*Raw data*:
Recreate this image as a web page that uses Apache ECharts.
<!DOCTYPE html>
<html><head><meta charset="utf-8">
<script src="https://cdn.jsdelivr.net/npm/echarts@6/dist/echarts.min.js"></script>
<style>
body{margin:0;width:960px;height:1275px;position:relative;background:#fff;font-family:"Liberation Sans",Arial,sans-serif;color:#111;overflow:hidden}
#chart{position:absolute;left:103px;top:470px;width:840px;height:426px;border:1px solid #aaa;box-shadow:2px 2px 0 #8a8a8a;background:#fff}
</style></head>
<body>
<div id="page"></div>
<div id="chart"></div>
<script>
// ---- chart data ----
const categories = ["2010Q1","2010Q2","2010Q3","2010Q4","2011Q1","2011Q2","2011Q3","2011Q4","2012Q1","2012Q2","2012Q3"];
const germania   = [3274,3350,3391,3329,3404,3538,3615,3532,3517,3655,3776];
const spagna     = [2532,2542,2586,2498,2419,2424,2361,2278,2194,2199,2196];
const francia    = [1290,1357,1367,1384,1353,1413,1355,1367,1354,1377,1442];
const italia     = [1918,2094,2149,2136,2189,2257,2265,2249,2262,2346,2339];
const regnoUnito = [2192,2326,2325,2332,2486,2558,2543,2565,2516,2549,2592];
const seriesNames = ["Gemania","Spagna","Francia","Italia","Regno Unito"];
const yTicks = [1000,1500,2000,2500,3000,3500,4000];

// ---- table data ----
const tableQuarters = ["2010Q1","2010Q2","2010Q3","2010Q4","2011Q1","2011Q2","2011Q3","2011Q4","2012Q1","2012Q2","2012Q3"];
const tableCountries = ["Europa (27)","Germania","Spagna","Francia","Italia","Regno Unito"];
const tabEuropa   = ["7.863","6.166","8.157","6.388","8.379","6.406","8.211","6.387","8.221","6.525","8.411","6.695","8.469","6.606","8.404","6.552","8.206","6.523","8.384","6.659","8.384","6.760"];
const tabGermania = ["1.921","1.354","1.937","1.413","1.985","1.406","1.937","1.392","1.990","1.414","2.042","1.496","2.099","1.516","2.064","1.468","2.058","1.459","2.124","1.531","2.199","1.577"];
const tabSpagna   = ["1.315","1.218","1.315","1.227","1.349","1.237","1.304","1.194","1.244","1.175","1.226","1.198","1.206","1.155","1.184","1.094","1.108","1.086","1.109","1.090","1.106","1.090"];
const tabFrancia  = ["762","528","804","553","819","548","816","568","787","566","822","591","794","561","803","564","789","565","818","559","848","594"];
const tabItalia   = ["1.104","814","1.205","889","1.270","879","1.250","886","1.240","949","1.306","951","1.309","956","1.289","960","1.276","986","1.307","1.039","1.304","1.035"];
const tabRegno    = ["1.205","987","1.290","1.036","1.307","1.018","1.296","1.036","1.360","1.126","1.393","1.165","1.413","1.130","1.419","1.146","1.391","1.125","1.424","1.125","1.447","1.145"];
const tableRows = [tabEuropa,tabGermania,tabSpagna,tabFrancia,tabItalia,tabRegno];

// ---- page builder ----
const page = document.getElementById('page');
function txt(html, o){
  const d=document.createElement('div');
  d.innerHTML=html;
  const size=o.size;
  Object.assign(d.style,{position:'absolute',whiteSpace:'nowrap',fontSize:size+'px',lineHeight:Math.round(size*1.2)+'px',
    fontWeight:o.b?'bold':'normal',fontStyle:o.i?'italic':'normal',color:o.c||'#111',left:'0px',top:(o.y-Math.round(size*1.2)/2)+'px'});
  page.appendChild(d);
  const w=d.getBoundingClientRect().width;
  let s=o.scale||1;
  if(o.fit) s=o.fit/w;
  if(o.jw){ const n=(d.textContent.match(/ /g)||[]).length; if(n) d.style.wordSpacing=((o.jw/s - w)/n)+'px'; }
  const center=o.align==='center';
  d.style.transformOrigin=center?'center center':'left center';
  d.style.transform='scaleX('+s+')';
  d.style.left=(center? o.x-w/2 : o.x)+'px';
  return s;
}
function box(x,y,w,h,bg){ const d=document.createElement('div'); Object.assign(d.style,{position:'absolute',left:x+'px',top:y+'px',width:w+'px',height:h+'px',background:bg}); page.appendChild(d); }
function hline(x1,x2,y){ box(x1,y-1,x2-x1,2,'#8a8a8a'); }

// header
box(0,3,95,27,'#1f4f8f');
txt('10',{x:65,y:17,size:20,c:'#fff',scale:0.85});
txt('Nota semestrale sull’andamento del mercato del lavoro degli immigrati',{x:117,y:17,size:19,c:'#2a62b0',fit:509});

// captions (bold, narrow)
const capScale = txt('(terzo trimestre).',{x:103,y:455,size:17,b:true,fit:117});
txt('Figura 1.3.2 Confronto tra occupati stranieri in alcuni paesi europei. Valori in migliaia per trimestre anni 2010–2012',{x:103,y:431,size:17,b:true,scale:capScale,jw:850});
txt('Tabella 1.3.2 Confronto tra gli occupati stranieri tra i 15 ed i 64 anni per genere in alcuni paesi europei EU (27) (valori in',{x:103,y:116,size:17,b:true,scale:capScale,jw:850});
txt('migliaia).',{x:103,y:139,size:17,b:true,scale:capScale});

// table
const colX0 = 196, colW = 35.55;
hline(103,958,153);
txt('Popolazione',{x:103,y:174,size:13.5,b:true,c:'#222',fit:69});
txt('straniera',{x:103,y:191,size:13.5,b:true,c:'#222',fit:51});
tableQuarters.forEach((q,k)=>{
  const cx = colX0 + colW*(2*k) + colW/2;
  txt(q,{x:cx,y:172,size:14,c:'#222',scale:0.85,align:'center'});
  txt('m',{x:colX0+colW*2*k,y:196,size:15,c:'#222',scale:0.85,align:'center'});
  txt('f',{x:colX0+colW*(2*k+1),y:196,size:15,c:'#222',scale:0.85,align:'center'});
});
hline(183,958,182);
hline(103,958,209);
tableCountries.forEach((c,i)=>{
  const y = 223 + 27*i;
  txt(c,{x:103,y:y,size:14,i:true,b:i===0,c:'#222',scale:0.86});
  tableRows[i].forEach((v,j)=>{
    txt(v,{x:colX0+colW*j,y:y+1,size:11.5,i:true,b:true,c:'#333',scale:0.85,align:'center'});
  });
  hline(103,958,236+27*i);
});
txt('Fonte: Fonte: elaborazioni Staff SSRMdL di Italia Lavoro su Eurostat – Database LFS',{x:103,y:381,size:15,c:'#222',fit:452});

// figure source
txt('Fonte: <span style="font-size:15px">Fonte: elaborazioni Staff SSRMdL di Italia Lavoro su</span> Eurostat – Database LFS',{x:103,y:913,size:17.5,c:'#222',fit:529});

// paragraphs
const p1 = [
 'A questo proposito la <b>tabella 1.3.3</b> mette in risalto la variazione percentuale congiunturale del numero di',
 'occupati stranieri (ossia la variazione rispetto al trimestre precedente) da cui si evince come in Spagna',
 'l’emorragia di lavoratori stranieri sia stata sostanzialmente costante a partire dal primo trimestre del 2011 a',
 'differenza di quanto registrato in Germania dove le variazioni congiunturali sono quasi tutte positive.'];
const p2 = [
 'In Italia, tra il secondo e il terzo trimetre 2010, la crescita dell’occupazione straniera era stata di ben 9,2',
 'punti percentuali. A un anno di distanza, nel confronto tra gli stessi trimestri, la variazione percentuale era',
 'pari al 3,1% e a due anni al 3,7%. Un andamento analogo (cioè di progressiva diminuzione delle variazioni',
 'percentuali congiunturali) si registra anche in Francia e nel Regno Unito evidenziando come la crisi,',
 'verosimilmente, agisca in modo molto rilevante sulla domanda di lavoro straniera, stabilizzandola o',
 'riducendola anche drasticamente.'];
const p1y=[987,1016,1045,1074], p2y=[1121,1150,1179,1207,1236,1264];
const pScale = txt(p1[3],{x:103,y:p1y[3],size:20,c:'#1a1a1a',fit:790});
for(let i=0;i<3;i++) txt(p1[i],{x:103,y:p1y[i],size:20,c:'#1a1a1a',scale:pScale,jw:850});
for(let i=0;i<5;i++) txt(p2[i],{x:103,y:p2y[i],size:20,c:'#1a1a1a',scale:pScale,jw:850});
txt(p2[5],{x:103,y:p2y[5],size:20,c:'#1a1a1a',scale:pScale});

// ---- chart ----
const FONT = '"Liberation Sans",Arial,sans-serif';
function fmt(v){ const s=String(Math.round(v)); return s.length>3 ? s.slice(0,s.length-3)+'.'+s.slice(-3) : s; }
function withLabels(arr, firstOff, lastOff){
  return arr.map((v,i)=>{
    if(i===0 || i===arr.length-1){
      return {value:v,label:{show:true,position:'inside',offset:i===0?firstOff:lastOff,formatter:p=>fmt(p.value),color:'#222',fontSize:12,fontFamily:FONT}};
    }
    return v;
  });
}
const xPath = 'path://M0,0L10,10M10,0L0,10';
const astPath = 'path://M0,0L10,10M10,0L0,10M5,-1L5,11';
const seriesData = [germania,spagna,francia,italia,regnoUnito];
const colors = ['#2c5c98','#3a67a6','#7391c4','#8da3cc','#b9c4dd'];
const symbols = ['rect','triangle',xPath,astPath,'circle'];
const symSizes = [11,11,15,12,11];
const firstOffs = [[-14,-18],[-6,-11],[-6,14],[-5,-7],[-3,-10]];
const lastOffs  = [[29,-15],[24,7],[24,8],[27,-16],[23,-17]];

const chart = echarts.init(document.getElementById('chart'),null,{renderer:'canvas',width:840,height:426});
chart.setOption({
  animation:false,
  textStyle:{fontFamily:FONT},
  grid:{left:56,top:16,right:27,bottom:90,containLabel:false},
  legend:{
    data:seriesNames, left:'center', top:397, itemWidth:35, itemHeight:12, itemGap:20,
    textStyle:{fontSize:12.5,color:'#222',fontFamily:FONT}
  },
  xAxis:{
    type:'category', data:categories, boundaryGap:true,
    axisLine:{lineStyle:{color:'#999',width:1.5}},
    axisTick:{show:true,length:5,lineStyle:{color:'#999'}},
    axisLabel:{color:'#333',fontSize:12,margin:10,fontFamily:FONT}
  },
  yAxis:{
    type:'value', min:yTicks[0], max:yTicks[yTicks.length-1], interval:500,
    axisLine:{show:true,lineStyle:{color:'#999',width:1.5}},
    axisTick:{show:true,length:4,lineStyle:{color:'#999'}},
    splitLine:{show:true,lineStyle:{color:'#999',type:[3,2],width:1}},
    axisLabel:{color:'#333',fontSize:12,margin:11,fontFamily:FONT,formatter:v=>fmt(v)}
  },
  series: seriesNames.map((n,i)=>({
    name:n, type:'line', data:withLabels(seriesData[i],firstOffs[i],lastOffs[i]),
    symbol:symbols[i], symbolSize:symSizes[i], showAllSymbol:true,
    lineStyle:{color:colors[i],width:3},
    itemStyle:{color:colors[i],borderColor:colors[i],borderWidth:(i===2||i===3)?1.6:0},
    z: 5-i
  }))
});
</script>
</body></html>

*Problem requirements*:
Everything from the first line above up to and including the line that contains "const yTicks = [1000,1500,2000,2500,3000,3500,4000];" should be printed exactly; please print only that.

*Written response*:
Recreate this image as a web page that uses Apache ECharts.
<!DOCTYPE html>
<html><head><meta charset="utf-8">
<script src="https://cdn.jsdelivr.net/npm/echarts@6/dist/echarts.min.js"></script>
<style>
body{margin:0;width:960px;height:1275px;position:relative;background:#fff;font-family:"Liberation Sans",Arial,sans-serif;color:#111;overflow:hidden}
#chart{position:absolute;left:103px;top:470px;width:840px;height:426px;border:1px solid #aaa;box-shadow:2px 2px 0 #8a8a8a;background:#fff}
</style></head>
<body>
<div id="page"></div>
<div id="chart"></div>
<script>
// ---- chart data ----
const categories = ["2010Q1","2010Q2","2010Q3","2010Q4","2011Q1","2011Q2","2011Q3","2011Q4","2012Q1","2012Q2","2012Q3"];
const germania   = [3274,3350,3391,3329,3404,3538,3615,3532,3517,3655,3776];
const spagna     = [2532,2542,2586,2498,2419,2424,2361,2278,2194,2199,2196];
const francia    = [1290,1357,1367,1384,1353,1413,1355,1367,1354,1377,1442];
const italia     = [1918,2094,2149,2136,2189,2257,2265,2249,2262,2346,2339];
const regnoUnito = [2192,2326,2325,2332,2486,2558,2543,2565,2516,2549,2592];
const seriesNames = ["Gemania","Spagna","Francia","Italia","Regno Unito"];
const yTicks = [1000,1500,2000,2500,3000,3500,4000];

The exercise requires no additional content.